> **WORKING DATA**
******
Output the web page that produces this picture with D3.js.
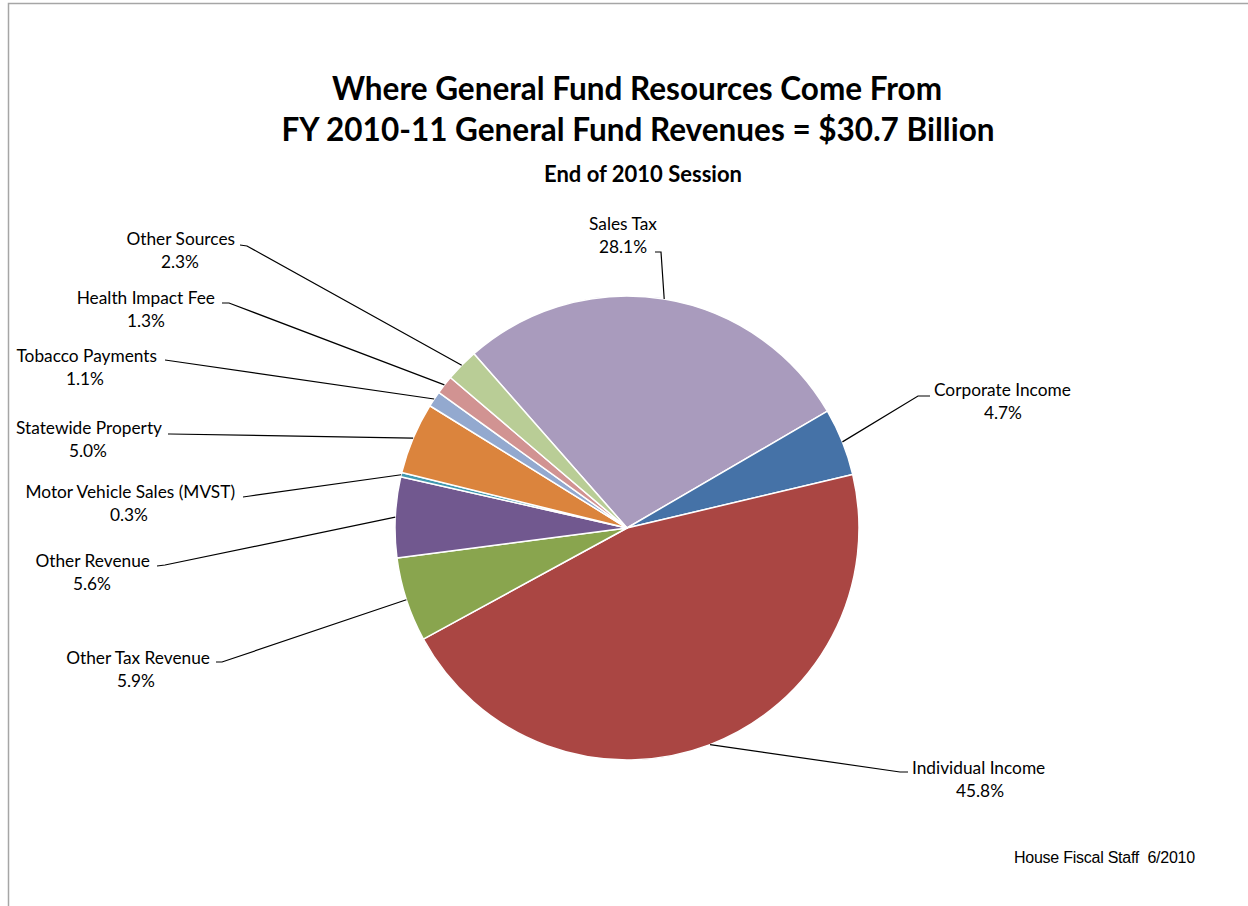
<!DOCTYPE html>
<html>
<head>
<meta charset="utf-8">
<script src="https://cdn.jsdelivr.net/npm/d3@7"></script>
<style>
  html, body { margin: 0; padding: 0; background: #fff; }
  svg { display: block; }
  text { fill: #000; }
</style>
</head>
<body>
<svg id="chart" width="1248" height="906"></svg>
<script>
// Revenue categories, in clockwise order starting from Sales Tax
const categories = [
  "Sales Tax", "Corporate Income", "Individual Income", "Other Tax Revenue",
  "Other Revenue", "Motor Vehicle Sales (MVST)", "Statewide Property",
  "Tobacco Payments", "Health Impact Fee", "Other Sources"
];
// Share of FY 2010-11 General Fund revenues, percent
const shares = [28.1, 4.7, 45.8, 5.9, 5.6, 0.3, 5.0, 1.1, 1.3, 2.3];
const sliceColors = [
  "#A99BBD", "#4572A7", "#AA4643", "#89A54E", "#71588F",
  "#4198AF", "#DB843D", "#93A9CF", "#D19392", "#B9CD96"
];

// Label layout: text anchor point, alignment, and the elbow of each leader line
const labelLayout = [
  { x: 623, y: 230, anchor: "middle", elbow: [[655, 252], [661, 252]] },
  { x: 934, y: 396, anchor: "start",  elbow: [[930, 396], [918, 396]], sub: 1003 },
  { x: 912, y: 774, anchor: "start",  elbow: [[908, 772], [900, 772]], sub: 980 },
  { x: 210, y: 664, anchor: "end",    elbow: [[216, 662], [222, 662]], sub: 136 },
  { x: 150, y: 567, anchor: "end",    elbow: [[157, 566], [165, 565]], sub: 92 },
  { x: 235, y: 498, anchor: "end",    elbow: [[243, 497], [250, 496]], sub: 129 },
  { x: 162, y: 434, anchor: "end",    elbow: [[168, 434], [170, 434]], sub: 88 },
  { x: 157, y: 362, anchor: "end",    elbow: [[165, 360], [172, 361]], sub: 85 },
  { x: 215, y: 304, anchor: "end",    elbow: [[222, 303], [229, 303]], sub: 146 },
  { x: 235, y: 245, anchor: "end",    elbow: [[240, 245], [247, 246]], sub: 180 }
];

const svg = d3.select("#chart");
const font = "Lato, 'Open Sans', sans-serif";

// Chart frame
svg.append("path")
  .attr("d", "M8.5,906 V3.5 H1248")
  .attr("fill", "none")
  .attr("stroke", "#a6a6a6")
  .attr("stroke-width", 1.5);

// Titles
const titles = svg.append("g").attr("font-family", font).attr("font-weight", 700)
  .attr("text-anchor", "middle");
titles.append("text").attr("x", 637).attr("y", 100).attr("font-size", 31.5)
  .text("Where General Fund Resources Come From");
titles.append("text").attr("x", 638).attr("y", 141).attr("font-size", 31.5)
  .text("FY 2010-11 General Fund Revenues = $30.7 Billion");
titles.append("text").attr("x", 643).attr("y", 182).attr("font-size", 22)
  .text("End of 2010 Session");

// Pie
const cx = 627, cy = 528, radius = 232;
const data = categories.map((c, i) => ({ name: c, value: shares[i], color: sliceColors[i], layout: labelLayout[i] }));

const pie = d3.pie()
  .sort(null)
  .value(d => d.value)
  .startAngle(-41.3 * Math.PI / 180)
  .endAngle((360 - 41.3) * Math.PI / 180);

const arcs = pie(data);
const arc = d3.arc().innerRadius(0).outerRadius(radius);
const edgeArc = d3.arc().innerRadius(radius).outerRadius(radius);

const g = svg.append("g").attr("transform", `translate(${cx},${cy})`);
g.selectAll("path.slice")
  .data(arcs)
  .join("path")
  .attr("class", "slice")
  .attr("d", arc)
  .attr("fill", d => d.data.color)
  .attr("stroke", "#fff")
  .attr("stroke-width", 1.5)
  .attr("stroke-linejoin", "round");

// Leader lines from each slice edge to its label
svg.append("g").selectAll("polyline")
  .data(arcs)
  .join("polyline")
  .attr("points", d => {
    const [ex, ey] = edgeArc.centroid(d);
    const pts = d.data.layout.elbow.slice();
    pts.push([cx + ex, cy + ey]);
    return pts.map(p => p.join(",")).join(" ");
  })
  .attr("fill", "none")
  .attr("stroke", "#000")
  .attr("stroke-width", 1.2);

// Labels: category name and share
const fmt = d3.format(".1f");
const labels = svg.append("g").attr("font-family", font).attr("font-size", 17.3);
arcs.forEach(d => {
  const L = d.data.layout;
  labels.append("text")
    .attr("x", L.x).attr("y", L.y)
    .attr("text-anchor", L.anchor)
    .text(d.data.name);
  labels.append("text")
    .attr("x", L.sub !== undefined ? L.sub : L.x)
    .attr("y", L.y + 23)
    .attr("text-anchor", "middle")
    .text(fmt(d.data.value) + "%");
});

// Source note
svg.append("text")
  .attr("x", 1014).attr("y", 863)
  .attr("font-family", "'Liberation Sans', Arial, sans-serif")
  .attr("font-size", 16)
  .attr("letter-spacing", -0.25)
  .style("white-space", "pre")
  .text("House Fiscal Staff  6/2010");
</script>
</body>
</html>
******
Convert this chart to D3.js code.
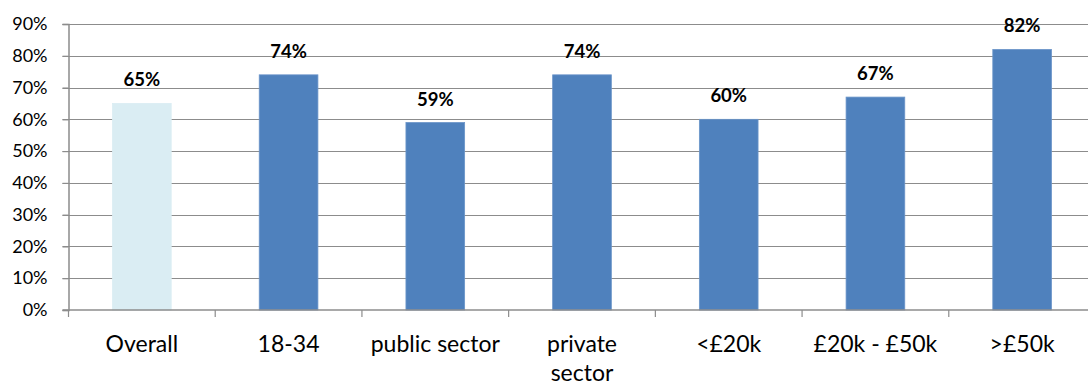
******
> **TASK INSTRUCTIONS**
Gather each line that holds "this".

> **IN RESPONSE**
Output the web page that produces this picture with D3.js.
Convert this chart to D3.js code.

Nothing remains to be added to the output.